The LAAF rule establishes a regulatory framework, to be implemented by the FDA over the course of the next year or so, for accreditation of laboratories to conduct certain types of food testing. FDA will recognize accreditation bodies, which in turn will accredit laboratories to the standards established by the rule. After FDA determines that a sufficient number of laboratories are accredited under the rule, certain types of testing will have to be conducted using only these laboratories (which the rule refers to as “LAAF-accredited laboratories”).
The LAAF-accreditation requirements of the rule include ISO 17025 accreditation and ILAC-MRA signatory status, as well as significant additional requirements specific to the rule. The analysis, sampling, and test reports for the food testing conducted under the rule also will need to meet certain requirements specified by the rule. Notably, both in-house and third-party laboratories are eligible for LAAF-accreditation.
The LAAF rule may significantly impact laboratories that test food offered for import to the United States but detained by FDA as potentially violative. When the rule is fully implemented, laboratories will need to be LAAF-accredited to conduct this food import detention testing. Other testing to support removal from an FDA import alert also would need to be conducted in accordance with the rule by LAAF-accredited laboratories.
The rule affects other types of businesses as well, to varying degrees. Under the rule, importers of food detained by FDA will need to ensure the laboratory they hire to conduct the import detention testing is LAAF-accredited. Producers of shell eggs, sprouts, and bottled water also will need to use LAAF-accredited laboratories to conduct certain types of follow-up testing specified by the rule. The rule also allows FDA to require, through an administrative order process, companies to use LAAF-accredited laboratories to conduct food testing (including environmental testing) to address a suspected or identified safety problem.
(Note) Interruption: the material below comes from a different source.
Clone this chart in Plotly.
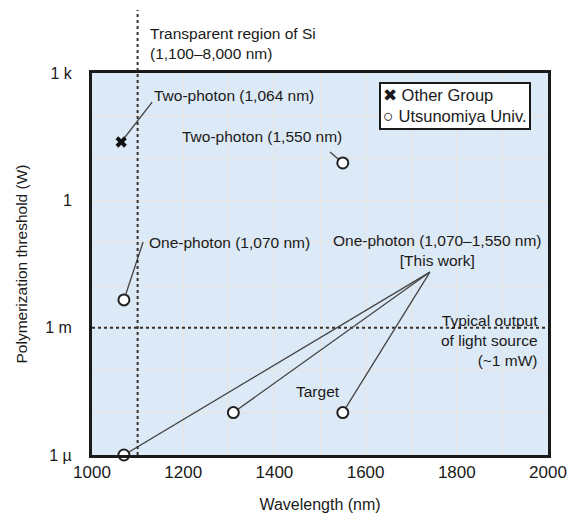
import plotly.graph_objects as go

# ---------------- data ----------------
other_wl = [1064]
other_thr = [23.7]            # W, two-photon (other group)

utsu_wl = [1550, 1070, 1070, 1310, 1550]
utsu_thr = [7.6, 4.5e-3, 1e-6, 1e-5, 1e-5]   # W

typical_output = 1e-3          # W (~1 mW)
si_edge = 1100                 # nm

x_tickvals = [1000, 1100, 1200, 1300, 1400, 1500, 1600, 1700, 1800, 1900, 2000]
x_ticktext = ["1000", "", "1200", "", "1400", "", "1600", "", "1800", "", "2000"]
y_tickvals = [1e-6, 1e-5, 1e-4, 1e-3, 1e-2, 1e-1, 1, 1e1, 1e2, 1e3]
y_ticktext = ["1 µ", "", "", "1 m", "", "", "1", "", "", "1 k"]

# leader-line anchor points (wavelength nm, W)
lead_two_1064 = (1132, 207)
lead_two_1550 = (1522, 13.8)
lead_one_1070 = (1112, 0.104)
lead_this_work = (1741, 0.0204)

INK = "#1a1a1a"
FONT = "Liberation Sans, Arial, sans-serif"

fig = go.Figure()

# typical output dotted line
fig.add_trace(go.Scatter(x=[1000, 2000], y=[typical_output, typical_output], mode="lines",
                         line=dict(color="#333333", width=2, dash="dot"),
                         hoverinfo="skip", showlegend=False))

def leader(p, q):
    fig.add_trace(go.Scatter(x=[p[0], q[0]], y=[p[1], q[1]], mode="lines",
                             line=dict(color="#444444", width=1.3),
                             hoverinfo="skip", showlegend=False, cliponaxis=False))

leader((other_wl[0], other_thr[0]), lead_two_1064)
leader((utsu_wl[0], utsu_thr[0]), lead_two_1550)
leader((utsu_wl[1], utsu_thr[1]), lead_one_1070)
for i in (2, 3, 4):
    leader((utsu_wl[i], utsu_thr[i]), lead_this_work)

fig.add_trace(go.Scatter(x=other_wl, y=other_thr, mode="markers", name="Other Group",
                         marker=dict(symbol="x", size=10, color="#111111",
                                     line=dict(width=0)),
                         cliponaxis=False, showlegend=False))
fig.add_trace(go.Scatter(x=utsu_wl, y=utsu_thr, mode="markers", name="Utsunomiya Univ.",
                         marker=dict(symbol="circle", size=11, color="white",
                                     line=dict(width=2, color="#222222")),
                         cliponaxis=False, showlegend=False))

# vertical dotted line for Si transparent region (extends above the plot)
fig.add_shape(type="line", xref="x", yref="paper", x0=si_edge, x1=si_edge, y0=0, y1=1.165,
              line=dict(color="#333333", width=2, dash="dot"))

def note(text, x, y, xanchor="left", align="left", yanchor="middle"):
    fig.add_annotation(text=text, xref="paper", yref="paper", x=x, y=y,
                       xanchor=xanchor, yanchor=yanchor, align=align, showarrow=False,
                       font=dict(family=FONT, size=15.5, color=INK))

note("Transparent region of Si<br>(1,100–8,000 nm)", 0.1228, 1.0785)
note("Two-photon (1,064 nm)", 0.1316, 0.9424)
note("Two-photon (1,550 nm)", 0.193, 0.8325)
note("One-photon (1,070 nm)", 0.1206, 0.555)
note("One-photon (1,070–1,550 nm)<br>[This work]", 0.7577, 0.5366, xanchor="center", align="center")
note("Typical output<br>of light source<br>(~1 mW)", 0.9825, 0.301, xanchor="right", align="right")
note("Target", 0.4956, 0.165, xanchor="center", align="center")

# legend box
fig.add_annotation(text="✖ Other Group<br><span style='font-size:18px'>○</span> Utsunomiya Univ.",
                   xref="paper", yref="paper",
                   x=0.629, y=0.976, xanchor="left", yanchor="top", align="left",
                   showarrow=False, bgcolor="white", bordercolor=INK, borderwidth=2,
                   borderpad=2, font=dict(family=FONT, size=16.5, color=INK))

# page body has an 8px margin, so the figure is sized/margined to compensate
fig.update_layout(
    width=576, height=507,
    margin=dict(l=84, r=36, t=65, b=60),
    paper_bgcolor="white", plot_bgcolor="#dce9f6",
    font=dict(family=FONT, color=INK),
    showlegend=False,
)
fig.update_xaxes(range=[1000, 2000], tickmode="array", tickvals=x_tickvals, ticktext=x_ticktext,
                 showgrid=True, gridcolor="#e8e3dd", gridwidth=1, zeroline=False, automargin=False,
                 showline=True, linecolor=INK, linewidth=3, mirror=True, ticks="",
                 tickfont=dict(size=17, color=INK), ticklabelstandoff=0,
                 title=dict(text="Wavelength (nm)", font=dict(size=16, color=INK), standoff=18))
fig.update_yaxes(type="log", range=[-6, 3], tickmode="array", tickvals=y_tickvals, ticktext=y_ticktext,
                 showgrid=True, gridcolor="#e8e3dd", gridwidth=1, zeroline=False, automargin=False,
                 showline=True, linecolor=INK, linewidth=3, mirror=True, ticks="",
                 tickfont=dict(size=16, color=INK), ticklabelstandoff=14,
                 title=dict(text="Polymerization threshold (W)", font=dict(size=15.5, color=INK), standoff=14))

fig.write_html("out.html")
The rule also requires food testing to be conducted by an LAAF-accredited laboratory when (a) part of a corrective action plan submitted after an FDA order suspending the registration of a food facility or (b) as part of evidence submitted for an appeal of an FDA administrative food detention order.
FDA intends to announce in early 2022 that accreditation bodies may apply for FDA recognition under the LAAF rule. Once FDA has recognized a sufficient number of accreditation bodies, it will announce that laboratories may apply to the recognized accreditation bodies for LAAF-accreditation. When FDA determines there is sufficient LAAF-accredited laboratory capacity for at least one category of food testing covered by the rule, it will publish a document in the Federal Register giving six months’ notice that importers and/or producers of shell eggs, sprouts, and bottled water will be required to use an LAAF-accredited laboratory to conduct certain types of food testing as described by the rule.